When you care about what you’re writing, it’s hard work. Hard work worth doing, but it is a labor. To go through all that a dedicated author goes through only to have it ignored en mass is not, I would guess, most author’s idea of success. It certainly isn’t mine.
All this by way of saying that I do pursue stories that I myself believe in, that speak to me as the author, ones that I would enjoy writing. Yet that isn’t the only criteria. In the end, I want my work to be read and enjoyed by other people. Making money for doing so would be excellent, I won’t deny that. Yet if I write something that moves enough people the money will come, eventually.

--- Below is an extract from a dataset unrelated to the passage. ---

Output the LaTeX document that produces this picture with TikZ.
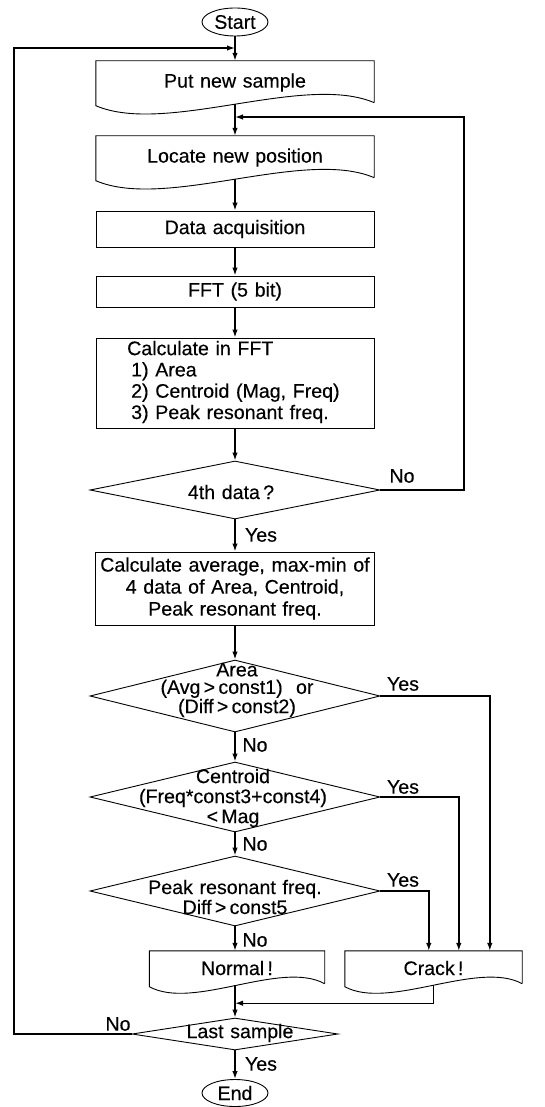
\documentclass[tikz,border=0pt]{standalone}
\usepackage{fontspec}
\setmainfont{Liberation Sans}[FakeBold=0.3]
\usetikzlibrary{shapes.geometric,arrows.meta}
% outline of a document-type box: straight top and sides, wavy bottom edge
\newcommand\waveoutline[3]{%
  \draw[shapeline] ([yshift=1.5pt]#1.south east) -- (#1.north east) -- (#1.north west)
    -- ([yshift=-1.5pt]#1.south west)
    .. controls +(#2,#3) and +(-#2,-#3) .. ([yshift=1.5pt]#1.south east);}
% text size with a little extra space between words
\newcommand\flowfont[1]{\fontsize{19.6}{#1}\selectfont\spaceskip=0.34em plus 0.1em minus 0.05em\relax}
\begin{document}
\begin{tikzpicture}[x=1pt,y=-1pt,
  txt/.style={font=\flowfont{22}},
  shapeline/.style={line width=0.9pt},
  procbox/.style={txt,draw,shapeline,inner sep=0pt,minimum width=278pt},
  docbox/.style={txt,inner sep=0pt,minimum width=278pt},
  decision/.style={diamond,draw,shapeline,inner sep=0pt},
  terminal/.style={ellipse,draw,shapeline,inner sep=0pt,minimum width=66pt,minimum height=28pt,txt},
  flow/.style={line width=1.4pt},
  arr/.style={flow,-{Latex[length=8pt,width=5.5pt]}},
  tag/.style={txt,inner sep=0pt}]
\useasboundingbox (0,0) rectangle (545,1107);

% ---- main column ----
\node[terminal] (startnode) at (235,22) {Start};
\node[docbox,minimum height=43pt] (put) at (235,82.5) {Put new sample};
\waveoutline{put}{70}{30}
\node[docbox,minimum height=43pt] (locate) at (235,157.5) {Locate new position};
\waveoutline{locate}{70}{30}
\node[procbox,minimum height=36pt] (acq) at (235,229) {Data acquisition};
\node[procbox,minimum height=31pt] (fft) at (235,291.5) {FFT (5 bit)};
\node[procbox,minimum height=90pt] (calc) at (235,383) {};
\node[tag,anchor=west,align=left,font=\flowfont{21.3}] (calctext) at (127,382)
  {Calculate in FFT\\\hspace*{4pt}1) Area\\\hspace*{4pt}2) Centroid (Mag, Freq)\\\hspace*{4pt}3) Peak resonant freq.};

\node[decision,minimum width=290pt,minimum height=58pt] (d4) at (235,490) {};
\node[tag] (d4text) at (231,492) {4th data\,?};

\node[procbox,minimum width=279pt,minimum height=73pt,align=center,font=\flowfont{22}] (avg) at (235,588.5)
  {Calculate average, max-min of\\4 data of Area, Centroid,\\Peak resonant freq.};

\node[decision,minimum width=290pt,minimum height=72pt] (darea) at (235,696) {};
\node[tag,align=center,font=\flowfont{17.5}] (dareatext) at (237,690)
  {Area\\(Avg\,>\,const1)~ or\\(Diff\,>\,const2)};

\node[decision,minimum width=290pt,minimum height=70pt] (dcent) at (235,797) {};
\node[tag,align=center,font=\flowfont{20}] (dcenttext) at (233,798)
  {Centroid\\(Freq*const3+const4)\\<\,Mag};

\node[decision,minimum width=290pt,minimum height=70pt] (dpeak) at (235,891) {};
\node[tag,align=center,font=\flowfont{20}] (dpeaktext) at (235,897)
  {Peak resonant freq.\\Diff\,>\,const5};

\node[docbox,minimum width=175pt,minimum height=34pt] (normal) at (237,968) {Normal\,!};
\waveoutline{normal}{44}{24}
\node[docbox,minimum width=177pt,minimum height=34pt] (crack) at (433.5,968) {Crack\,!};
\waveoutline{crack}{44}{24}

\node[decision,minimum width=206pt,minimum height=32pt] (dlast) at (235,1034) {};
\node[tag] (dlasttext) at (240,1033) {Last sample};
\node[terminal,minimum height=27pt] (endnode) at (235,1093) {End};

% ---- straight-down connectors ----
\draw[arr] (startnode) -- (put);
\draw[arr] (put) -- (locate);
\draw[arr] (locate) -- (acq);
\draw[arr] (acq) -- (fft);
\draw[arr] (fft) -- (calc);
\draw[arr] (calc) -- (d4);
\draw[arr] (d4) -- (avg);
\draw[arr] (avg) -- (darea);
\draw[arr] (darea) -- (dcent);
\draw[arr] (dcent) -- (dpeak);
\draw[arr] (dpeak.south) -- (dpeak.south |- normal.north);
\draw[arr] (dlast.north |- normal.south) -- (dlast.north);
\draw[arr] (dlast) -- (endnode);

% ---- loops back ----
\coordinate (loopR) at (464,117);
\coordinate (loopL) at (14,48);
\draw[arr] (d4.east) -| (loopR) -- (put.south |- loopR);
\draw[arr] (dlast.west) -| (loopL) -- (startnode.south |- loopL);

% ---- crack branches ----
\path (crack.north west) ++(145,0) coordinate (inA);
\path (crack.north west) ++(114,0) coordinate (inC);
\path (crack.north west) ++(84,0) coordinate (inP);
\draw[arr] (darea.east) -| (inA);
\draw[arr] (dcent.east) -| (inC);
\draw[arr] (dpeak.east) -| (inP);
\path (crack.south) ++(0,18) coordinate (crackdrop);
\draw[arr] (crack.south) -- (crackdrop) -- (dlast.north |- crackdrop);

% ---- branch labels ----
\node[tag] (no1) at (402,476) {No};
\node[tag] (yes1) at (261,535) {Yes};
\node[tag] (yes2) at (403,684) {Yes};
\node[tag] (no2) at (255,745) {No};
\node[tag] (yes3) at (403,787) {Yes};
\node[tag] (no3) at (255,844) {No};
\node[tag] (yes4) at (403,880) {Yes};
\node[tag] (no4) at (255,940) {No};
\node[tag] (no5) at (118,1024) {No};
\node[tag] (yes5) at (261,1064) {Yes};
\end{tikzpicture}
\end{document}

That’s why even as I pursue fiction first and foremost that speaks to me, I have to also consider readers. I have plenty of stories I’ve thought about writing that I’ve ultimately deemed “too internal,” meaning that they probably work best within my own thought patterns. True, movements have been started by people presenting to the public untried, experimental forms of fiction which might have been considered “too internal.” It’s not that I never share such of my writings with the world. Yet I don’t feel that I’m robbing myself of artistic merit by asking myself if the story I have in mind is likely to speak to other people. (As opposed to thinking this may be weird enough to start a movement of some kind.)
How do I determine if an idea is likely to appeal to readers? That’s the golden question for most writers, isn’t it? If we could answer that every time, there would be no reason to worry about publication or agents or that sort of thing, would there? But we try to make educated guesses.
I don’t have a strict set of questions I ask myself as to the appeal of my fiction. Some common considerations though involve whether I’m exploring something that is near universal in the human experience. Or, like my upcoming novel, Flowers of Dionysus, I try to determine if there may be a definable niche of people to whom this particular story with these characters would speak loudest. (In this case, theatre geeks and people in the arts who believe in a touch of the fantasy.)
I also think of the language of the piece as it’s evolving. I enjoy playing with words, and developing complicated sentences at times. I think all writers probably do. Same with metaphor. Most good writing probably needs a bit of metaphor. Yet if that sort of writing seems more likely to alienate most readers as opposed to drawing them into the world I have created, I generally feel I’ve missed the point of my fiction. I want readers to experience something, as opposed to study something. In the end, if there is some kind of measuring stick, that might be it for me. (Though of course even that changes over time.)
So, when writing fiction I try to start with something that matters to me. I say try because the temptation is still there to think of something that will have wide appeal, or impress high school English teachers first. Yet once I get past that temptation and listen to what my soul wants to say in a story, I still ponder if it has the potential to touch others before I commit.
In this lonely, mysterious, heartbreaking, mind-numbing chaotic swirl of business and imagination that is authorship, I like to think my standard isn’t a horrible place to begin to find some purpose. Do you?